A Charity For Children
MTG United for Peace gives children the chance to meet and make friends through football.
Thursday the 6 October is a day of big excitement. Anticipation fills the air as the young football teams arrive at a sunny Gardermoen airport, just outside Oslo, from their twelve different home countries. They’ve all come to compare strengths and determine who’s going to win the 2011 finals of MTG United for Peace cup here in Norway. But the children are also here to have a great time and to meet new friends from all over the place, over borders and often over language barriers.
The MTG United for Peace chairman Jan Åge Fjørtoft greets all the children at the door saying hello, shaking hands and effortlessly cracking jokes. Team UK is the first to arrive at the hotel after a rather bumpy flight in turbulent weather from England. There’s a bit of umming and ahhing and finally a big giggle as the girls discover that there are healthy brown sandwiches and fruit for lunch and that the search for their usual crisps is futile.
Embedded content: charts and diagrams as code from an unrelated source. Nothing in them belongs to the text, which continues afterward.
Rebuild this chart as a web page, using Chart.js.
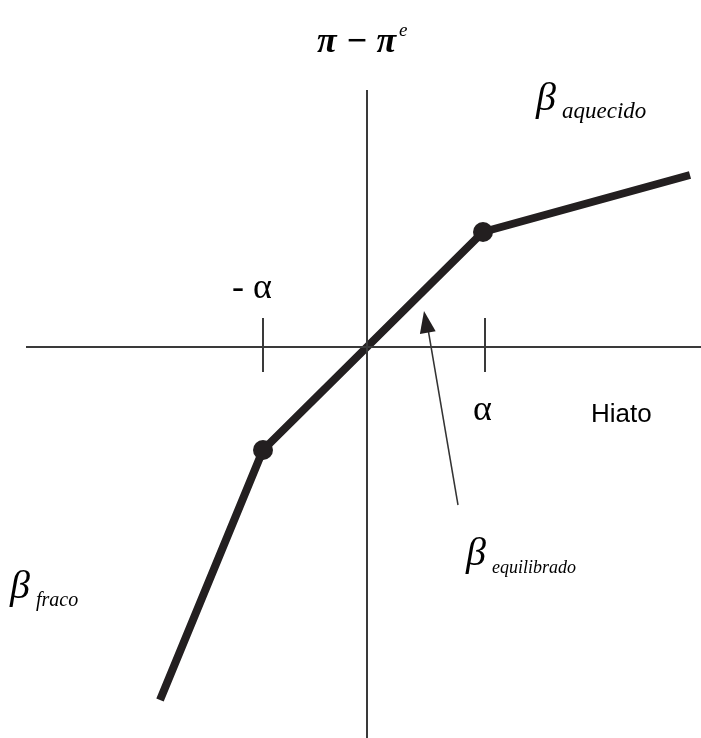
<!DOCTYPE html>
<html>
<head>
<meta charset="utf-8">
<script src="https://cdn.jsdelivr.net/npm/chart.js@4.4.1/dist/chart.umd.min.js"></script>
<style>
  html, body { margin: 0; padding: 0; background: #fff; }
  #wrap { width: 701px; height: 738px; }
</style>
</head>
<body>
<div id="wrap"><canvas id="kinkChart" width="701" height="738"></canvas></div>
<script>
// ── Curva de Phillips com quebras – dados ──
const curveX = [-2.07, -1.04, 1.16, 3.23];
const curveY = [-3.53, -1.03, 1.15, 1.72];
const kinkRadius = [0, 10, 10, 0];

const hAxisX = [-3.41, 3.34];
const vAxisY = [2.57, -3.91];
const tickX = [-1.04, 1.18];
const tickY = [0.29, -0.25];

const arrowX = [0.91, 0.60];
const arrowY = [-1.58, 0.24];
const arrowTip = [0.57, 0.36];

const ink = '#231f20';

const labelsPlugin = {
  id: 'labels',
  afterDatasetsDraw(chart) {
    const { ctx, scales: { x, y } } = chart;
    ctx.save();
    // arrow head
    const tx = x.getPixelForValue(arrowTip[0]), ty = y.getPixelForValue(arrowTip[1]);
    const bx = x.getPixelForValue(arrowX[0]), by = y.getPixelForValue(arrowY[0]);
    const ang = Math.atan2(ty - by, tx - bx);
    const len = 22, half = 8;
    ctx.fillStyle = ink;
    ctx.beginPath();
    ctx.moveTo(tx, ty);
    ctx.lineTo(tx - len * Math.cos(ang) - half * Math.sin(ang), ty - len * Math.sin(ang) + half * Math.cos(ang));
    ctx.lineTo(tx - len * Math.cos(ang) + half * Math.sin(ang), ty - len * Math.sin(ang) - half * Math.cos(ang));
    ctx.closePath();
    ctx.fill();

    ctx.fillStyle = '#000';
    ctx.textBaseline = 'alphabetic';
    ctx.textAlign = 'left';
    // π − π^e
    ctx.font = 'italic bold 36px "Liberation Serif"';
    const head = 'π − π';
    ctx.fillText(head, 317, 52);
    const w = ctx.measureText(head).width;
    ctx.font = 'italic 19px "Liberation Serif"';
    ctx.fillText('e', 317 + w + 3, 36);

    // betas
    const beta = (px, py, sub, size) => {
      ctx.font = 'italic 40px "Liberation Serif"';
      ctx.fillText('β', px, py);
      ctx.font = 'italic ' + size + 'px "Liberation Serif"';
      ctx.fillText(sub, px + 26, py + 8);
    };
    beta(536, 110, 'aquecido', 23);
    beta(466, 565, 'equilibrado', 18);
    beta(10, 598, 'fraco', 20);

    // alpha labels
    ctx.font = '36px "Liberation Serif"';
    ctx.textAlign = 'left';
    ctx.fillText('- α', 232, 298);
    ctx.fillText('α', 473, 420);
    ctx.font = '26px "Liberation Sans"';
    ctx.fillText('Hiato', 591, 422);
    ctx.restore();
  }
};

const lineSet = (xs, ys, width, color) => ({
  data: xs.map((v, i) => ({ x: v, y: ys[i] })),
  borderColor: color, borderWidth: width, pointRadius: 0, showLine: true, fill: false
});

new Chart(document.getElementById('kinkChart').getContext('2d'), {
  type: 'scatter',
  data: {
    datasets: [
      lineSet(hAxisX, [0, 0], 2, '#3a3a3a'),
      lineSet([0, 0], vAxisY, 2, '#3a3a3a'),
      lineSet([tickX[0], tickX[0]], tickY, 2, '#3a3a3a'),
      lineSet([tickX[1], tickX[1]], tickY, 2, '#3a3a3a'),
      lineSet(arrowX, arrowY, 1.5, '#333'),
      {
        data: curveX.map((v, i) => ({ x: v, y: curveY[i] })),
        showLine: true, borderColor: ink, borderWidth: 8, borderCapStyle: 'butt', borderJoinStyle: 'round',
        pointRadius: kinkRadius, pointBackgroundColor: ink, pointBorderColor: ink, pointBorderWidth: 0
      }
    ]
  },
  plugins: [labelsPlugin],
  options: {
    responsive: false, animation: false,
    layout: { padding: 0 },
    plugins: { legend: { display: false }, tooltip: { enabled: false } },
    scales: {
      x: { type: 'linear', min: -3.67, max: 3.34, display: false },
      y: { type: 'linear', min: -3.91, max: 3.47, display: false }
    }
  }
});
</script>
</body>
</html>
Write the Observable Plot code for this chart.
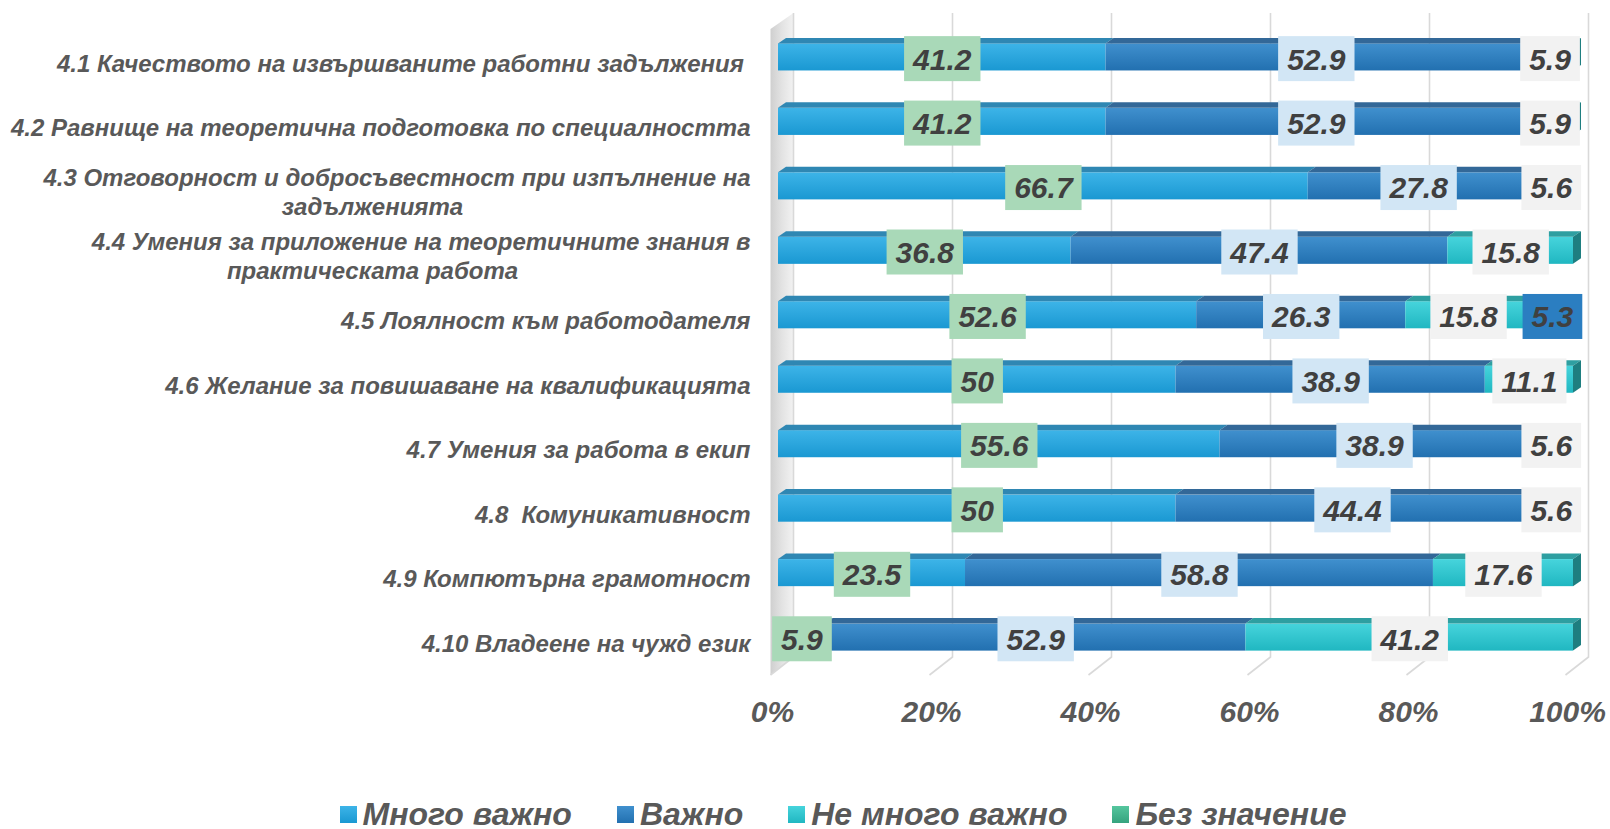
<!DOCTYPE html>
<html><head><meta charset="utf-8">
<script src="https://cdn.jsdelivr.net/npm/d3@7"></script>
<script src="https://cdn.jsdelivr.net/npm/@observablehq/plot@0.6"></script>
<style>
html,body{margin:0;padding:0;background:#fff;width:1610px;height:829px;overflow:hidden;}
svg text{white-space:pre;}
#legend{display:flex;justify-content:center;align-items:center;padding-left:76px;gap:45px;font:italic bold 32px "Liberation Sans",Arial,sans-serif;color:#595959;height:40px;padding-top:24px;}
.item{display:flex;align-items:center;gap:6px}
.sw{width:17px;height:17px;}
</style></head><body><div id="chart"></div><div id="legend"></div>
<script>
const categories = [
  "4.1 Качеството на извършваните работни задължения ",
  "4.2 Равнище на теоретична подготовка по специалността",
  "4.3 Отговорност и добросъвестност при изпълнение на\nзадълженията",
  "4.4 Умения за приложение на теоретичните знания в\nпрактическата работа",
  "4.5 Лоялност към работодателя",
  "4.6 Желание за повишаване на квалификацията",
  "4.7 Умения за работа в екип",
  "4.8  Комуникативност",
  "4.9 Компютърна грамотност",
  "4.10 Владеене на чужд език"
];
const seriesNames = ["Много важно", "Важно", "Не много важно", "Без значение"];
const veryImportant    = [41.2, 41.2, 66.7, 36.8, 52.6, 50,   55.6, 50,   23.5, 5.9];
const important        = [52.9, 52.9, 27.8, 47.4, 26.3, 38.9, 38.9, 44.4, 58.8, 52.9];
const notVeryImportant = [5.9,  5.9,  5.6,  15.8, 15.8, 11.1, 5.6,  5.6,  17.6, 41.2];
const noImportance     = [0,    0,    0,    0,    5.3,  0,    0,    0,    0,    0];
const seriesValues = [veryImportant, important, notVeryImportant, noImportance];
const tickValues = [0, 0.2, 0.4, 0.6, 0.8, 1];

// styles
const frontTop    = ["#3DB4E8", "#4090CE", "#46D4DC", "#55C69E"];
const frontBottom = ["#1A98D2", "#2270B0", "#20B7C1", "#35A37E"];
const topColors   = ["#2F87B3", "#336898", "#2E9FA1", "#3A9275"];
const sideColor   = "#1E7E80";
const boxColors   = ["#A9D9B8", "#D2E6F5", "#F2F2F2", "#2B7EC1"];
const DX = 8, DY = 5.5;

const data = [];
categories.forEach((c, i) => {
  let lastJ = -1;
  seriesValues.forEach((vals, j) => { if (vals[i] > 0) lastJ = j; });
  seriesNames.forEach((s, j) => {
    const v = seriesValues[j][i];
    if (v > 0) data.push({cat: c, series: s, si: j, value: v, last: j === lastJ});
  });
});
const rows = categories.map(c => {
  const parts = c.split("\n");
  return {cat: c, line1: parts[0], line2: parts[1] || null};
});

const NS = "http://www.w3.org/2000/svg";
function el(name, attrs) {
  const e = document.createElementNS(NS, name);
  for (const k in attrs) e.setAttribute(k, attrs[k]);
  return e;
}
function pts(a) { return a.map(p => p.join(",")).join(" "); }

function topFaces(index, scales, values, dimensions, context, next) {
  const g = next(index, scales, values, dimensions, context);
  const rects = Array.from(g.querySelectorAll("rect"));
  rects.forEach((r, k) => {
    const d = data[index[k]];
    const x = +r.getAttribute("x"), y = +r.getAttribute("y");
    const w = +r.getAttribute("width"), h = +r.getAttribute("height");
    const top = el("polygon", {points: pts([[x, y], [x + w, y], [x + w + DX, y - DY], [x + DX, y - DY]]), fill: topColors[d.si]});
    r.replaceWith(top);
    if (d.last) {
      g.appendChild(el("polygon", {points: pts([[x + w, y], [x + w + DX, y - DY], [x + w + DX, y + h - DY], [x + w, y + h]]), fill: sideColor}));
    }
  });
  return g;
}

function gridWall(index, scales, values, dimensions, context, next) {
  const g = next(index, scales, values, dimensions, context);
  const lines = Array.from(g.querySelectorAll("line"));
  lines.forEach((l, k) => {
    const x = +l.getAttribute("x1"), y1 = +l.getAttribute("y1"), y2 = +l.getAttribute("y2");
    const bx = x + 15;
    const p = el("path", {d: `M${bx},${y1}V${y2}L${bx - 23},${y2 + 18}`, fill: "none"});
    if (k === 0) {
      g.insertBefore(el("polygon", {points: pts([[bx - 23, y1 + 16], [bx, y1], [bx, y2], [bx - 23, y2 + 18]]), fill: "url(#wallGrad)", stroke: "none"}), g.firstChild);
    }
    l.replaceWith(p);
  });
  return g;
}

const measureCtx = document.createElement("canvas").getContext("2d");
measureCtx.font = "italic bold 30px 'Liberation Sans'";
function labelBoxes(index, scales, values, dimensions, context, next) {
  const g = next(index, scales, values, dimensions, context);
  const texts = Array.from(g.querySelectorAll("text"));
  texts.forEach((t, k) => {
    const d = data[index[k]];
    let x, y;
    const tr = t.getAttribute("transform");
    const m = tr && tr.match(/translate\(([-\d.e]+)[ ,]+([-\d.e]+)\)/);
    if (m) { x = +m[1]; y = +m[2]; } else { x = +t.getAttribute("x"); y = +t.getAttribute("y"); }
    const w = measureCtx.measureText(t.textContent).width + 18;
    g.insertBefore(el("rect", {x: x - w / 2, y: y - 23.8, width: w, height: 45, fill: boxColors[d.si], stroke: "none"}), t);
  });
  return g;
}

const stackOpts = {x: "value", y: "cat", z: "series", offset: "normalize"};
const font = "'Liberation Sans', Arial, sans-serif";

const chart = Plot.plot({
  width: 1610, height: 770,
  marginLeft: 778, marginRight: 37, marginTop: 6, marginBottom: 82,
  x: {domain: [0, 1], axis: null},
  y: {domain: categories, padding: 0.58, round: false, axis: null},
  color: {domain: seriesNames, range: seriesNames.map((_, i) => `url(#front${i})`)},
  style: {fontFamily: font, background: "transparent", overflow: "visible"},
  marks: [
    Plot.ruleX(tickValues, {stroke: "#D9D9D9", strokeWidth: 1.6, insetTop: 7, insetBottom: 31, render: gridWall}),
    Plot.barX(data, Plot.stackX({...stackOpts, fill: "series"})),
    Plot.barX(data, Plot.stackX({...stackOpts, fill: "series", render: topFaces})),
    Plot.text(rows.filter(r => !r.line2), {x: 0, y: "cat", text: "line1", textAnchor: "end", dx: -28, dy: 6.5, fontSize: 24, fontWeight: "bold", fontStyle: "italic", fill: "#595959"}),
    Plot.text(rows.filter(r => r.line2), {x: 0, y: "cat", text: "line1", textAnchor: "end", dx: -28, dy: -8, fontSize: 24, fontWeight: "bold", fontStyle: "italic", fill: "#595959"}),
    Plot.text(rows.filter(r => r.line2), {x: 0, y: "cat", text: "line2", textAnchor: "middle", dx: -406, dy: 21, fontSize: 24, fontWeight: "bold", fontStyle: "italic", fill: "#595959"}),
    Plot.axisX(tickValues, {tickFormat: d3.format(".0%"), tickSize: 0, tickPadding: 12, fontSize: 30, fontWeight: "bold", fontStyle: "italic", color: "#595959", dx: -6, label: null}),
    Plot.text(data, Plot.stackX({...stackOpts, text: d => String(d.value), fontSize: 30, fontWeight: "bold", fontStyle: "italic", fill: "#404040", dy: 2.5, render: labelBoxes}))
  ]
});

const defs = el("defs", {});
let dh = `<linearGradient id="wallGrad" x1="0" y1="0" x2="1" y2="0"><stop offset="0" stop-color="#CFCFCF"/><stop offset="0.5" stop-color="#E3E3E3"/><stop offset="1" stop-color="#F2F2F2"/></linearGradient>`;
seriesNames.forEach((_, i) => {
  dh += `<linearGradient id="front${i}" x1="0" y1="0" x2="0" y2="1"><stop offset="0" stop-color="${frontTop[i]}"/><stop offset="1" stop-color="${frontBottom[i]}"/></linearGradient>`;
});
defs.innerHTML = dh;
chart.insertBefore(defs, chart.firstChild);
document.getElementById("chart").appendChild(chart);

const legend = document.getElementById("legend");
seriesNames.forEach((s, i) => {
  const item = document.createElement("div");
  item.className = "item";
  const sw = document.createElement("div");
  sw.className = "sw";
  sw.style.background = `linear-gradient(${frontTop[i]}, ${frontBottom[i]})`;
  const tx = document.createElement("span");
  tx.textContent = s;
  item.append(sw, tx);
  legend.appendChild(item);
});
</script></body></html>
The teams arrive throughout the day, sometimes one by one and sometimes paired up with another team. A lot of players make their initial contact with their competitors on the shuttle bus from the airport to the hotel. There are smiles all around.
There’s plenty to do for the teams after lunch, they all get given a bag full of football kit along with a few presents. There are various board games to enjoy and the children get stuck into it.
The Slovenian team practice football on the parking lot even when the rain starts to pour it down whilst team Lithuania is busy chilling out using the hotel's computer games. They are searching for a football game before they catch a glance of the big TV screen where console games can be played. It seems Barcelona and Manchester City are by far the most popular teams when the kids get their hands, or rather consoles, on the FIFA 12 game.
Some teams have come a really long way; the team from Ghana had to travel for more than 12 hours in order to arrive at the hotel close to the airport. But that doesn’t seem to bother the boys from Ghana much as they arrive just as happy and bouncy as they did last year.
“It’s simply amazing to see the way so many kids from completely different backgrounds smile when they get together and make new connections”, says MTG United for Peace project manager Alireza Tajbakhsh. “That alone I think is what makes it all worthwhile.”
Tomorrow things will really heat up as the football matches gets under way. The children will also participate in activities at the Nobel Peace Center, taking part in their “School of Tolerance” before the Nobel Peace Prize winner gets elected.